Response to sheldon-cooper:
I'm not sure I fully understand what you mean by "the null hypothesis encompasses many values for the mean of one population"
Assuming that testing for Ho: $A >= B$ can validly be tested using Student's two-sample t-test, how does subtracting $\delta$ from $A$ change the validity of the test? In my perhaps naive understanding, you still get two samples from populations with unknown means that we want to test for equivalence, except that one has been artificially penalized.
Best Answer
I think the answer is no. T tests, basically, work as follows. You manipulate your input data to obtain something that (under the null hypothesis) is normally distributed with mean zero. For example, if the null hypothesis is that the data is normally distributed with mean 28, then the manipulation is simply subtracting 28 from the data.
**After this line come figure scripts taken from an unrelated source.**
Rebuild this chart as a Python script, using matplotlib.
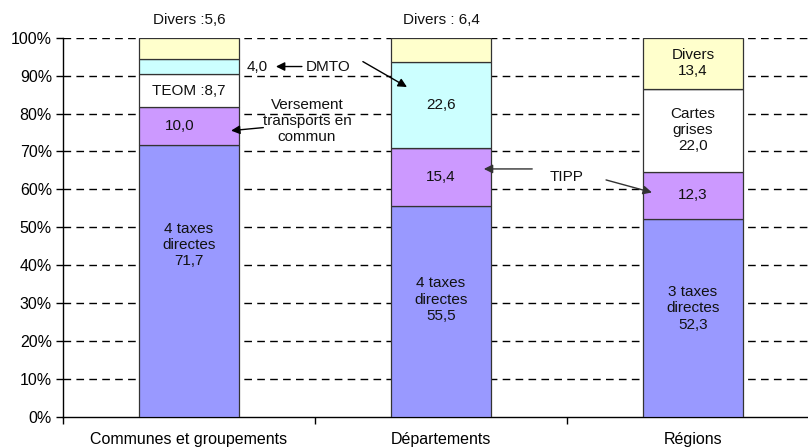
import matplotlib
matplotlib.use("Agg")
import matplotlib.pyplot as plt
import numpy as np

plt.rcParams['font.family'] = ['Liberation Sans', 'DejaVu Sans']

categories = ["Communes et groupements", "Départements", "Régions"]
taxes_directes = [71.7, 55.5, 52.3]
transports_tipp = [10.0, 15.4, 12.3]
teom_cartes = [8.7, 0.0, 22.0]
dmto = [4.0, 22.6, 0.0]
divers = [5.6, 6.4, 13.4]
yticks = [0, 10, 20, 30, 40, 50, 60, 70, 80, 90, 100]
ytick_labels = [f"{v}%" for v in yticks]

series = [taxes_directes, transports_tipp, teom_cartes, dmto, divers]
colors = ["#9999FF", "#CC99FF", "#FFFFFF", "#CCFFFF", "#FFFFCC"]

fig = plt.figure(figsize=(8.08, 4.48), dpi=100)
ax = fig.add_axes([63/808, 31/448, 745/808, 379.3/448])

x = np.array([0.5, 1.5, 2.5])
bottom = np.zeros(3)
mids = []
for vals, c in zip(series, colors):
    v = np.array(vals)
    ax.bar(x, v, width=100/252, bottom=bottom, color=c, edgecolor="#333333",
           linewidth=0.9, zorder=3)
    mids.append(bottom + v / 2)
    bottom = bottom + v

def fmt(v):
    return f"{v:.1f}".replace(".", ",")

fs = 11
txt = dict(ha="center", va="center", fontsize=fs, color="#111111", zorder=5,
           linespacing=1.2)

# big segments
ax.text(x[0], mids[0][0] + 9.5, f"4 taxes\ndirectes\n{fmt(taxes_directes[0])}", **txt)
ax.text(x[1], mids[0][1] + 3.2, f"4 taxes\ndirectes\n{fmt(taxes_directes[1])}", **txt)
ax.text(x[2], mids[0][2] + 2.5, f"3 taxes\ndirectes\n{fmt(taxes_directes[2])}", **txt)

# purple
ax.text(x[0] - 0.035, mids[1][0], fmt(transports_tipp[0]), **txt)
ax.text(x[1], mids[1][1], fmt(transports_tipp[1]), **txt)
ax.text(x[2], mids[1][2], fmt(transports_tipp[2]), **txt)

# white
ax.text(x[0], mids[2][0], f"TEOM :{fmt(teom_cartes[0])}", **txt)
ax.text(x[2], mids[2][2], f"Cartes\ngrises\n{fmt(teom_cartes[2])}", **txt)

# cyan
ax.text(x[1], mids[3][1], fmt(dmto[1]), **txt)
ax.text(0.77, mids[3][0], fmt(dmto[0]), **txt)

# divers
ax.text(x[0], 104.6, f"Divers :{fmt(divers[0])}", **txt)
ax.text(x[1], 104.6, f"Divers : {fmt(divers[1])}", **txt)
ax.text(x[2], mids[4][2], f"Divers\n{fmt(divers[2])}", **txt)

# annotations
arr = dict(arrowstyle="-|>", color="black", lw=1.0, mutation_scale=13,
           shrinkA=0, shrinkB=0)
ax.text(1.052, mids[3][0], "DMTO", **txt)
ax.annotate("", xy=(0.845, mids[3][0]), xytext=(0.948, mids[3][0]),
            arrowprops=arr, zorder=6)
ax.annotate("", xy=(1.365, 87.0), xytext=(1.19, 93.7),
            arrowprops=arr, zorder=6)

ax.text(0.968, 78.0, "Versement\ntransports en\ncommun", **txt)
ax.annotate("", xy=(0.667, 75.5), xytext=(0.795, 76.3),
            arrowprops=arr, zorder=6)

ax.text(2.0, 63.3, "TIPP", **txt)
arr2 = dict(arr, color="#333333")
ax.annotate("", xy=(1.67, 65.4), xytext=(1.862, 65.4),
            arrowprops=arr2, zorder=6)
ax.annotate("", xy=(2.337, 59.2), xytext=(2.155, 62.5),
            arrowprops=arr2, zorder=6)

ax.set_yticks(yticks)
ax.set_yticklabels(ytick_labels, fontsize=11.5)
for v in yticks[1:]:
    ax.axhline(v, color="black", lw=1.0, dashes=(5.5, 3.8), zorder=1)

ax.set_xticks([0, 1, 2, 3])
ax.set_xticklabels([])
ax.set_xticks(x, minor=True)
ax.set_xticklabels(categories, minor=True, fontsize=11.5)
ax.tick_params(axis="x", which="major", length=5, width=1, direction="out")
ax.tick_params(axis="x", which="minor", length=0, pad=11)
ax.tick_params(axis="y", length=5, width=1, direction="out", pad=3)

ax.set_xlim(0, 745/252)
ax.set_ylim(0, 100)

for s in ["top", "right"]:
    ax.spines[s].set_visible(False)
for s in ["left", "bottom"]:
    ax.spines[s].set_linewidth(1.0)
    ax.spines[s].set_color("black")

fig.savefig("out.png", dpi=100)
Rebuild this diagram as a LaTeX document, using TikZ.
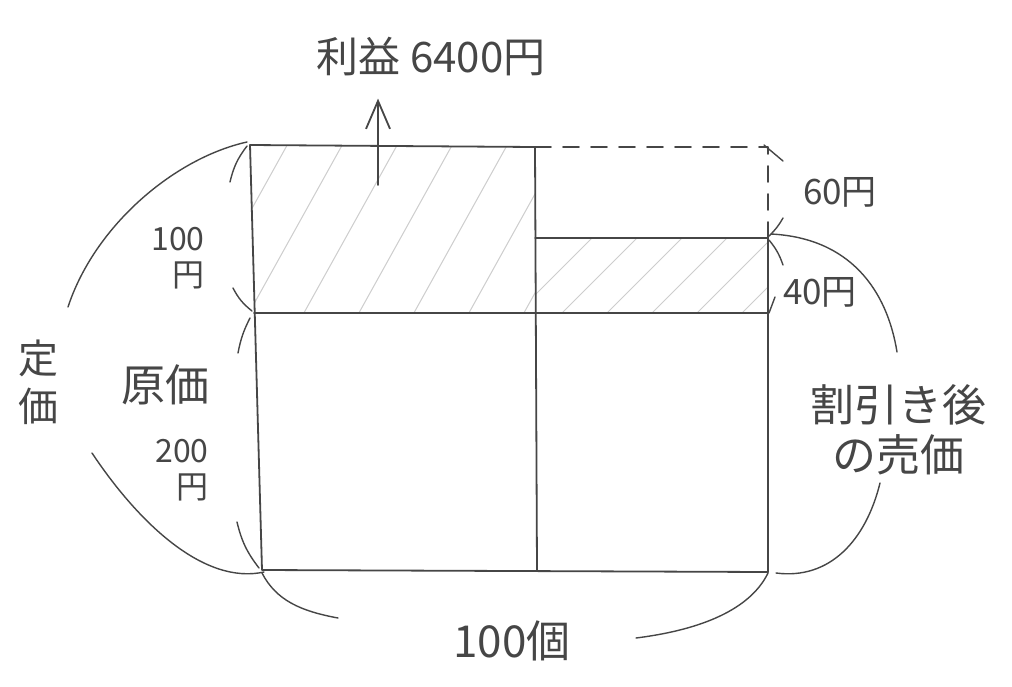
\documentclass[tikz,border=0pt]{standalone}
\usepackage{fontspec}
\newfontfamily\jp{Noto Sans CJK JP}
\usepackage{xcolor}
\usetikzlibrary{arrows.meta}
\definecolor{pencil}{RGB}{70,70,70}
\definecolor{lightpencil}{RGB}{205,205,205}

\begin{document}
\begin{tikzpicture}[x=1pt,y=-1pt,line cap=round,line join=round,
	edge/.style={pencil,line width=1.8pt},
	curve/.style={pencil,line width=1.4pt},
	hatch/.style={lightpencil,line width=1pt},
	lbl/.style={pencil,inner sep=0pt,font=\jp\fontsize{32}{36}\selectfont},
	biglbl/.style={lbl,font=\jp\fontsize{44}{50}\selectfont}]
	\useasboundingbox (0,0) rectangle (1012,686);
	\fill[white] (0,0) rectangle (1012,686);
	\coordinate (TL) at (250,145);
	\coordinate (TM) at (535,147);
	\coordinate (TR) at (768,147);
	\coordinate (SM) at (535,238);
	\coordinate (SR) at (768,238);
	\coordinate (ML) at (254,313);
	\coordinate (MM) at (535,313);
	\coordinate (MR) at (768,313);
	\coordinate (BL) at (262,570);
	\coordinate (BM) at (537,570);
	\coordinate (BR) at (768,572);
	\coordinate (up) at (378,185);

	\begin{scope}
		\clip (TL) -- (TM) -- (MM) -- (ML) -- cycle;
		\foreach \i in {0,...,9} \draw[hatch] (190+55*\i,320) -- +(100,-180);
	\end{scope}
	\begin{scope}
		\clip (SM) -- (SR) -- (MR) -- (MM) -- cycle;
		\foreach \i in {0,...,6} \draw[hatch] (510+45*\i,320) -- +(85,-85);
	\end{scope}

	\draw[edge] (BM) -- (TM) -- (TL) -- (BL) -- (BR) -- (SR) -- (SM);
	\draw[edge] (ML) -- (MR);
	\draw[edge,dash pattern=on 16pt off 12pt] (TM) -- (TR) -- (SR);

	\node[lbl,font=\jp\fontsize{42}{46}\selectfont] (profit) at (431,57) {利益 6400円};
	\draw[edge,-{Straight Barb[length=28pt,width=24pt,line width=1.8pt]}] (up) -- ([yshift=-22pt]up |- profit.south);

	\draw[curve] (230,182) to[bend left=12] (247,146);
	\draw[curve] (233,288) to[bend right=12] (252,311);
	\draw[curve] (238,353) to[bend left=8] (250,318);
	\draw[curve] (237,522) to[bend right=12] (259,568);
	\draw[curve] (68,307) .. controls (95,225) and (175,158) .. (247,142);
	\draw[curve] (92,453) .. controls (140,525) and (205,585) .. (264,572);
	\node[lbl,align=center,font=\jp\fontsize{40}{48}\selectfont] (teika) at (38,382) {定\\価};
	\node[lbl,align=right] (hundred) at (178,258) {100\\円};
	\node[biglbl] (genka) at (165,385) {原価};
	\node[lbl,align=right] (twohundred) at (182,470) {200\\円};

	\draw[curve] (764,145) -- (783,161);
	\draw[curve] (783,218) to[bend left=8] (769,236);
	\draw[curve] (769,240) to[bend left=10] (783,265);
	\draw[curve] (775,297) -- (769,313);
	\node[lbl,font=\jp\fontsize{35}{40}\selectfont] (sixty) at (840,192) {60円};
	\node[lbl,font=\jp\fontsize{35}{40}\selectfont] (forty) at (820,292) {40円};
	\draw[curve] (771,234) .. controls (850,238) and (887,290) .. (897,352);
	\draw[curve] (880,483) .. controls (866,540) and (830,580) .. (776,573);
	\node[biglbl,align=center] (waribiki) at (898,430) {割引き後\\の売価};

	\draw[curve] (262,573) .. controls (276,600) and (300,611) .. (338,618);
	\draw[curve] (636,638) .. controls (700,630) and (750,610) .. (768,573);
	\node[biglbl] (count) at (512,641) {100個};
\end{tikzpicture}
\end{document}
For more complex cases (e.g. if there are two populations with the same, but unknown, mean), the manipulation is a bit more involved, but still some manipulation is needed that gives you a normal distribution with zero mean. Once you obtain that, you use the fact that $\frac{N}{s}$ (where $s$ is sample standard deviation) is distributed according to Student t (that's where the t in t-test comes from) to determine confidence.
In your case, the null hypothesis encompasses many values for the mean of one population. I don't see an obvious way to manipulate it into something that has mean zero. For example, if you have paired data and subtract the two populations, you get $X_i - Y_i \sim N(m, \sigma)$ where $m \geq \delta$. You can further subtract $\delta$ to get mean $m \geq 0$. But that still encompasses many possible values of the mean. I don't see how to manipulate it further to get something that has just one possible value of the mean.